Мне нужно переползти на другую сторону бугорка. Осталось метра два. И вдруг автоматная очередь вспарывает землю у самой моей головы.

Я замер, я убит. Кажется, перестал даже дышать. Пусть гад думает, что он убил меня. Но я все же жду следующей очереди, а ее нет и нет.

И тогда мне кажется, что я начинаю понимать, что происходит в ста метрах в траншее у немцев. Там стоит здоровый рыжий фриц со "шмайсером" в руках, и на спусковом крючке у него палец. Стоит мне пошевелиться, и он прошьет меня автоматной очередью. Но я недвижим, и он почти уверен, что убил меня. Поэтому в очередном письме в Германию к Марте он сможет похвалиться тем, что в летний день под Ленинградом с первой очереди прикончил Ивана.

Этот самовлюбленный фриц не знает, что я не первый день на фронте и прошел начальный класс войны еще в 1941 году. Когда мы, несмышленыши в военном деле, шли с винтовкой и пятью патронами под немецкие снаряды и пули.

Этот рыжий фриц до того уверен в моей смерти, что ему даже жаль, что он сразу убил меня. Нужно было только ранить, пусть бы Иван еще полз, надеясь на спасение, а в последнюю минуту можно было прикончить его. Поэтому он снял даже палец с пускового крючка. Ах, как трудно убитому лелеять жизнь. Солнце припекает немилосердно и, кажется, хочет насквозь прожечь меня. Какой-то любопытный муравей исследует мою шею и подбирается к уху. Откуда он взялся, этот муравей на земле, истерзанной железом. Пот заливает глаза, а я не могу пошевелить даже пальцем, и я продолжаю ждать.

Наконец, я почти уверен, что фриц решил закурить свою вонючую сигарету. И когда он ее подносит к огоньку, я вскакиваю и одним прыжком перелетаю за бугорок. И в это время надо мной проносится автоматная очередь.

Нет, проклятый фашист, ты больше не убьешь меня. Убью тебя я. Или мой однополчанин.

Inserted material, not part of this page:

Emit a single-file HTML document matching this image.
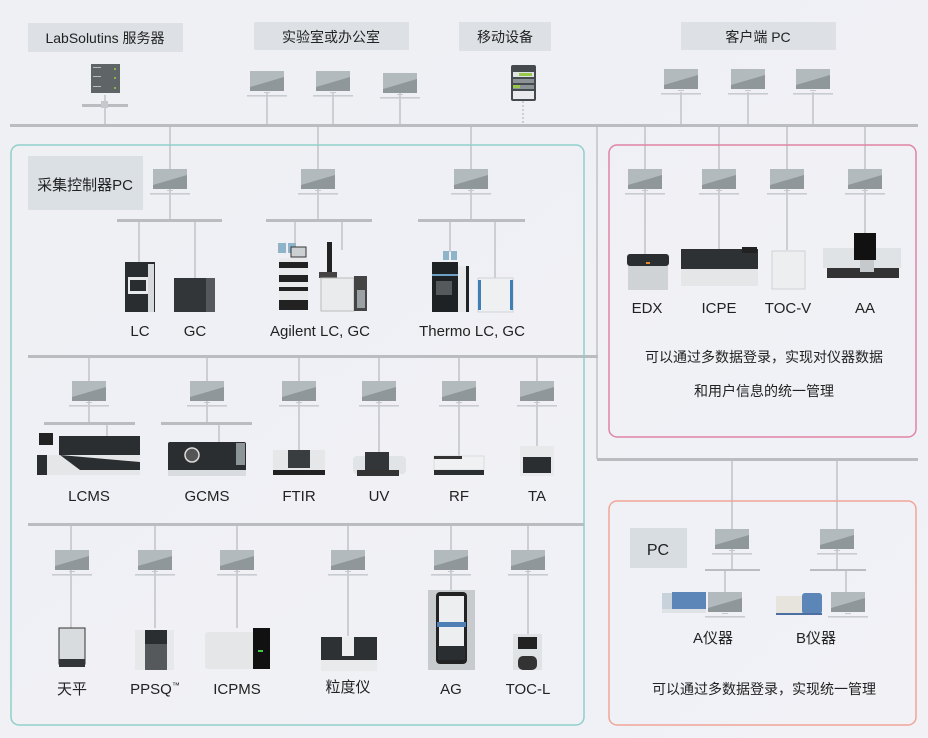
<!DOCTYPE html>
<html><head><meta charset="utf-8"><style>
html,body{margin:0;padding:0;width:928px;height:738px;overflow:hidden;background:#eff0f5}
svg{display:block}
text{font-family:"Liberation Sans","Noto Sans CJK SC",sans-serif;fill:#222}
</style></head><body>
<svg width="928" height="738" viewBox="0 0 928 738" xmlns="http://www.w3.org/2000/svg">
<defs>
<linearGradient id="bg" x1="0" y1="0" x2="1" y2="1"><stop offset="0" stop-color="#eef0f4"/><stop offset="1" stop-color="#f1f1f6"/></linearGradient>
<g id="pc">
<rect x="-17" y="-11" width="34" height="20" fill="#8f979b"/>
<polygon points="-17,-11 17,-11 17,-5 -17,5" fill="#b3babd"/>
<rect x="-3" y="10" width="6" height="1" fill="#c5c8cc"/>
<rect x="-20" y="13" width="40" height="1.6" fill="#c8cbd0"/>
</g>
</defs>
<rect width="928" height="738" fill="url(#bg)"/>

<!-- top labels -->
<rect x="28" y="23" width="155" height="29" fill="#dde1e5"/>
<text x="105" y="43" font-size="14" text-anchor="middle">LabSolutins 服务器</text>
<rect x="254" y="22" width="155" height="28" fill="#dde1e5"/>
<text x="331" y="42" font-size="14" text-anchor="middle">实验室或办公室</text>
<rect x="459" y="22" width="92" height="29" fill="#dde1e5"/>
<text x="505" y="42" font-size="14" text-anchor="middle">移动设备</text>
<rect x="681" y="22" width="155" height="28" fill="#dde1e5"/>
<text x="758" y="42" font-size="14" text-anchor="middle">客户端 PC</text>

<g stroke="#b5b7bc" stroke-width="1.2" fill="none">
<!-- top devices lines -->
<line x1="105" y1="95" x2="105" y2="125"/>
<line x1="267" y1="92" x2="267" y2="125"/><line x1="333" y1="92" x2="333" y2="125"/><line x1="400" y1="92" x2="400" y2="125"/>
<line x1="523" y1="101" x2="523" y2="125" stroke-dasharray="2 2"/>
<line x1="681" y1="92" x2="681" y2="125"/><line x1="748" y1="92" x2="748" y2="125"/><line x1="813" y1="92" x2="813" y2="125"/>
<!-- section1 -->
<line x1="170" y1="125" x2="170" y2="220"/><line x1="139" y1="220" x2="139" y2="262"/><line x1="195" y1="220" x2="195" y2="278"/>
<line x1="318" y1="125" x2="318" y2="220"/><line x1="295" y1="220" x2="295" y2="248"/><line x1="342" y1="220" x2="342" y2="250"/>
<line x1="471" y1="125" x2="471" y2="220"/><line x1="450" y1="220" x2="450" y2="252"/><line x1="495" y1="220" x2="495" y2="278"/>
<!-- right -->
<line x1="597" y1="125" x2="597" y2="459"/>
<line x1="645" y1="125" x2="645" y2="255"/><line x1="719" y1="125" x2="719" y2="250"/><line x1="787" y1="125" x2="787" y2="250"/><line x1="865" y1="125" x2="865" y2="235"/>
<line x1="732" y1="459" x2="732" y2="570"/><line x1="725" y1="570" x2="725" y2="593"/>
<line x1="837" y1="459" x2="837" y2="570"/><line x1="846" y1="570" x2="846" y2="593"/>
<!-- section2 -->
<line x1="89" y1="356" x2="89" y2="423"/><line x1="107" y1="423" x2="107" y2="440"/>
<line x1="207" y1="356" x2="207" y2="423"/><line x1="219" y1="423" x2="219" y2="442"/>
<line x1="299" y1="356" x2="299" y2="450"/><line x1="379" y1="356" x2="379" y2="452"/>
<line x1="459" y1="356" x2="459" y2="456"/><line x1="537" y1="356" x2="537" y2="446"/>
<!-- section3 -->
<line x1="71" y1="524" x2="71" y2="628"/><line x1="155" y1="524" x2="155" y2="628"/><line x1="237" y1="524" x2="237" y2="628"/>
<line x1="348" y1="524" x2="348" y2="636"/><line x1="451" y1="524" x2="451" y2="620"/><line x1="528" y1="524" x2="528" y2="634"/>
</g>

<!-- bars -->
<g fill="#babcc0">
<rect x="10" y="124" width="908" height="3"/>
<rect x="597" y="458" width="321" height="3"/>
<rect x="117" y="219" width="105" height="3"/><rect x="266" y="219" width="106" height="3"/><rect x="418" y="219" width="107" height="3"/>
<rect x="28" y="355" width="570" height="3"/><rect x="28" y="523" width="556" height="3"/>
<rect x="44" y="422" width="91" height="3"/><rect x="161" y="422" width="91" height="3"/>
<rect x="705" y="569" width="55" height="2"/><rect x="810" y="569" width="56" height="2"/>
<rect x="82" y="104" width="46" height="3"/>
</g>

<!-- boxes -->
<rect x="11" y="145" width="573" height="580" rx="8" fill="none" stroke="#8fcfcb" stroke-width="1.5"/>
<rect x="609" y="145" width="307" height="292" rx="8" fill="none" stroke="#df84a3" stroke-width="1.5"/>
<rect x="609" y="501" width="307" height="224" rx="8" fill="none" stroke="#f0a596" stroke-width="1.5"/>
<rect x="28" y="156" width="115" height="54" fill="#dbe0e4"/>
<text x="85" y="190" font-size="15" text-anchor="middle">采集控制器PC</text>
<rect x="630" y="528" width="57" height="40" fill="#d7dde1"/>
<text x="658" y="555" font-size="16" text-anchor="middle">PC</text>

<!-- server -->
<rect x="91" y="64" width="29" height="29" fill="#5f6567"/>
<g fill="#b8bdbf"><rect x="93" y="67" width="8" height="1"/><rect x="93" y="76" width="8" height="1"/><rect x="93" y="86" width="8" height="1"/></g>
<g fill="#9acd3a"><circle cx="115" cy="69" r="1"/><circle cx="115" cy="78" r="1"/><circle cx="115" cy="88" r="1"/></g>
<rect x="101" y="101" width="7" height="7" fill="#c5c8cc"/>
<!-- mobile -->
<rect x="511" y="65" width="25" height="36" rx="2" fill="#444a4d"/>
<rect x="513" y="72" width="21" height="5" fill="#dfe3e5"/><rect x="519" y="73" width="13" height="3" fill="#9ac94a"/>
<rect x="513" y="79" width="21" height="4" fill="#8c9396"/><rect x="513" y="85" width="21" height="4" fill="#8c9396"/><rect x="513" y="85" width="7" height="3" fill="#9ac94a"/>
<rect x="513" y="91" width="21" height="8" fill="#e8eaec"/>

<!-- PCs -->
<g>
<use href="#pc" x="267" y="82"/><use href="#pc" x="333" y="82"/><use href="#pc" x="400" y="84"/>
<use href="#pc" x="681" y="80"/><use href="#pc" x="748" y="80"/><use href="#pc" x="813" y="80"/>
<use href="#pc" x="170" y="180"/><use href="#pc" x="318" y="180"/><use href="#pc" x="471" y="180"/>
<use href="#pc" x="645" y="180"/><use href="#pc" x="719" y="180"/><use href="#pc" x="787" y="180"/><use href="#pc" x="865" y="180"/>
<use href="#pc" x="732" y="540"/><use href="#pc" x="837" y="540"/>
<use href="#pc" x="725" y="603"/><use href="#pc" x="848" y="603"/>
<use href="#pc" x="89" y="392"/><use href="#pc" x="207" y="392"/><use href="#pc" x="299" y="392"/><use href="#pc" x="379" y="392"/><use href="#pc" x="459" y="392"/><use href="#pc" x="537" y="392"/>
<use href="#pc" x="72" y="561"/><use href="#pc" x="155" y="561"/><use href="#pc" x="237" y="561"/><use href="#pc" x="348" y="561"/><use href="#pc" x="451" y="561"/><use href="#pc" x="528" y="561"/>
</g>

<!-- section1 instruments -->
<rect x="125" y="262" width="30" height="50" fill="#2a2d2f"/><rect x="128" y="277" width="20" height="17" fill="#e8eaeb"/><rect x="130" y="280" width="16" height="11" fill="#2a2d2f"/><rect x="148" y="264" width="6" height="48" fill="#d7dadc"/>
<rect x="174" y="278" width="41" height="34" fill="#333638"/><rect x="206" y="278" width="9" height="34" fill="#55595b"/>
<!-- agilent -->
<rect x="278" y="243" width="8" height="10" fill="#8fb3c8"/><rect x="288" y="243" width="8" height="10" fill="#8fb3c8"/><rect x="291" y="247" width="15" height="10" fill="#ccd0d3" stroke="#333" stroke-width="1"/>
<rect x="279" y="258" width="29" height="52" fill="#e8eaec"/>
<g fill="#222"><rect x="279" y="262" width="29" height="6"/><rect x="279" y="275" width="29" height="7"/><rect x="279" y="287" width="29" height="4"/><rect x="279" y="300" width="29" height="10"/></g>
<rect x="327" y="242" width="5" height="32" fill="#222"/><rect x="319" y="272" width="18" height="6" fill="#444"/>
<rect x="321" y="278" width="33" height="33" fill="#e9ebec" stroke="#bbb"/><rect x="354" y="276" width="13" height="35" fill="#444"/><rect x="357" y="290" width="8" height="18" fill="#9aa0a3"/>
<!-- thermo -->
<rect x="443" y="251" width="6" height="9" fill="#8fb3c8"/><rect x="451" y="251" width="6" height="9" fill="#8fb3c8"/>
<rect x="432" y="262" width="26" height="50" fill="#1f2224"/><rect x="436" y="281" width="16" height="14" fill="#55595b"/><rect x="432" y="274" width="26" height="2" fill="#6ea0c6"/>
<rect x="458" y="266" width="8" height="46" fill="#e6e8ea"/><rect x="466" y="266" width="3" height="46" fill="#1f2224"/>
<rect x="478" y="278" width="35" height="34" fill="#eef0f2" stroke="#d0d3d5"/><rect x="478" y="280" width="3" height="30" fill="#3f7fb8"/><rect x="510" y="280" width="3" height="30" fill="#3f7fb8"/>

<!-- pink instruments -->
<rect x="627" y="254" width="42" height="12" rx="3" fill="#2b2e30"/><rect x="628" y="266" width="40" height="24" fill="#cfd3d5"/><rect x="646" y="262" width="4" height="2" fill="#e88a2e"/>
<rect x="681" y="249" width="77" height="20" fill="#2e3133"/><rect x="681" y="269" width="77" height="17" fill="#e4e6e8"/><rect x="742" y="247" width="15" height="6" fill="#222"/>
<rect x="772" y="251" width="33" height="38" fill="#eceeef" stroke="#cfd2d4"/>
<rect x="823" y="248" width="78" height="20" fill="#e0e3e5"/><rect x="854" y="233" width="22" height="27" fill="#111"/><rect x="827" y="268" width="72" height="10" fill="#333"/><rect x="860" y="260" width="14" height="12" fill="#c6c9cb"/>

<!-- salmon instruments -->
<rect x="662" y="593" width="22" height="16" fill="#c8d2da"/><rect x="672" y="592" width="34" height="20" fill="#5c86b8"/><rect x="662" y="609" width="44" height="4" fill="#dfe3e5"/>
<rect x="776" y="596" width="28" height="18" fill="#e7e3dd"/><rect x="802" y="593" width="20" height="21" rx="3" fill="#5c86b8"/><rect x="776" y="613" width="46" height="2" fill="#4a6fa0"/>

<!-- section2 instruments -->
<rect x="59" y="436" width="81" height="38" fill="#2b2e30"/><rect x="37" y="455" width="103" height="20" fill="#e4e6e8"/><polygon points="60,455 140,462 140,470 80,470" fill="#2b2e30"/><rect x="39" y="433" width="14" height="12" fill="#222"/><rect x="37" y="455" width="10" height="20" fill="#2b2e30"/>
<rect x="168" y="442" width="78" height="34" rx="2" fill="#2b2e30"/><circle cx="192" cy="455" r="7" fill="#555" stroke="#ddd" stroke-width="1.5"/><rect x="236" y="443" width="9" height="22" fill="#8e9598"/><rect x="168" y="470" width="78" height="6" fill="#d9dcde"/>
<rect x="273" y="450" width="52" height="22" fill="#e5e7e9"/><rect x="288" y="450" width="22" height="18" fill="#3a3d3f"/><rect x="273" y="470" width="52" height="5" fill="#222"/>
<rect x="353" y="456" width="53" height="18" rx="4" fill="#e1e4e6"/><rect x="365" y="452" width="24" height="18" fill="#333638"/><rect x="357" y="470" width="42" height="6" fill="#333"/>
<rect x="434" y="456" width="50" height="14" fill="#f0f1f2" stroke="#d8dbdd"/><rect x="434" y="456" width="28" height="3" fill="#333"/><rect x="434" y="470" width="50" height="5" fill="#2b2e30"/>
<rect x="520" y="446" width="34" height="30" fill="#e7e9eb"/><rect x="523" y="457" width="28" height="16" fill="#2b2e30"/>

<!-- section3 instruments -->
<rect x="59" y="628" width="26" height="36" fill="#d8dcde" stroke="#333" stroke-width="1"/><rect x="59" y="659" width="26" height="8" fill="#333638"/>
<rect x="135" y="630" width="39" height="40" fill="#e6e8ea"/><rect x="145" y="630" width="22" height="14" fill="#2b2e30"/><rect x="145" y="644" width="22" height="26" fill="#55595b"/>
<rect x="205" y="632" width="50" height="37" rx="3" fill="#e4e6e8"/><rect x="253" y="628" width="17" height="41" fill="#111"/><rect x="258" y="650" width="5" height="2" fill="#4c4"/>
<rect x="321" y="637" width="56" height="23" fill="#2e3133"/><rect x="342" y="637" width="12" height="19" fill="#eceeef"/><rect x="321" y="660" width="56" height="11" fill="#e8eaec"/>
<rect x="428" y="590" width="47" height="80" fill="#c8cbcd"/><rect x="436" y="592" width="31" height="72" fill="#222" rx="4"/><rect x="439" y="596" width="25" height="50" fill="#eceeef"/><rect x="437" y="622" width="29" height="5" fill="#4f7fb5"/><rect x="438" y="646" width="27" height="14" fill="#2b2e30"/>
<rect x="513" y="634" width="29" height="36" fill="#e0e3e5"/><rect x="518" y="637" width="19" height="12" fill="#222"/><rect x="518" y="656" width="19" height="14" rx="5" fill="#333"/>

<!-- labels -->
<g font-size="15" text-anchor="middle">
<text x="140" y="336">LC</text><text x="195" y="336">GC</text>
<text x="320" y="336">Agilent LC, GC</text><text x="472" y="336">Thermo LC, GC</text>
<text x="89" y="501">LCMS</text><text x="207" y="501">GCMS</text><text x="299" y="501">FTIR</text><text x="379" y="501">UV</text><text x="459" y="501">RF</text><text x="537" y="501">TA</text>
<text x="72" y="694">天平</text><text x="155" y="694">PPSQ<tspan font-size="8" dy="-6">™</tspan></text><text x="237" y="694">ICPMS</text><text x="348" y="692">粒度仪</text><text x="451" y="694">AG</text><text x="528" y="694">TOC-L</text>
<text x="647" y="313">EDX</text><text x="719" y="313">ICPE</text><text x="788" y="313">TOC-V</text><text x="865" y="313">AA</text>
<text x="713" y="643">A仪器</text><text x="816" y="643">B仪器</text>
</g>
<g font-size="14" text-anchor="middle">
<text x="764" y="362">可以通过多数据登录，实现对仪器数据</text>
<text x="764" y="396">和用户信息的统一管理</text>
<text x="764" y="694">可以通过多数据登录，实现统一管理</text>
</g>
</svg>
</body></html>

А может быть, осколок снаряда расколет твою преступную черепушку. Возможно, прямое попадание бомбы превратит тебя в пыль, и не нужно будет тебе могильной ямы и березового креста. Нет, ты больше не убьешь меня, гитлеровский холуй.

Так сколько рубашек было на мне при рождении? Мы тогда не вспоминали об этом. Каждый день и час мог стать последним.

Это теперь ветераны на досуге могут подсчитывать свое счастье.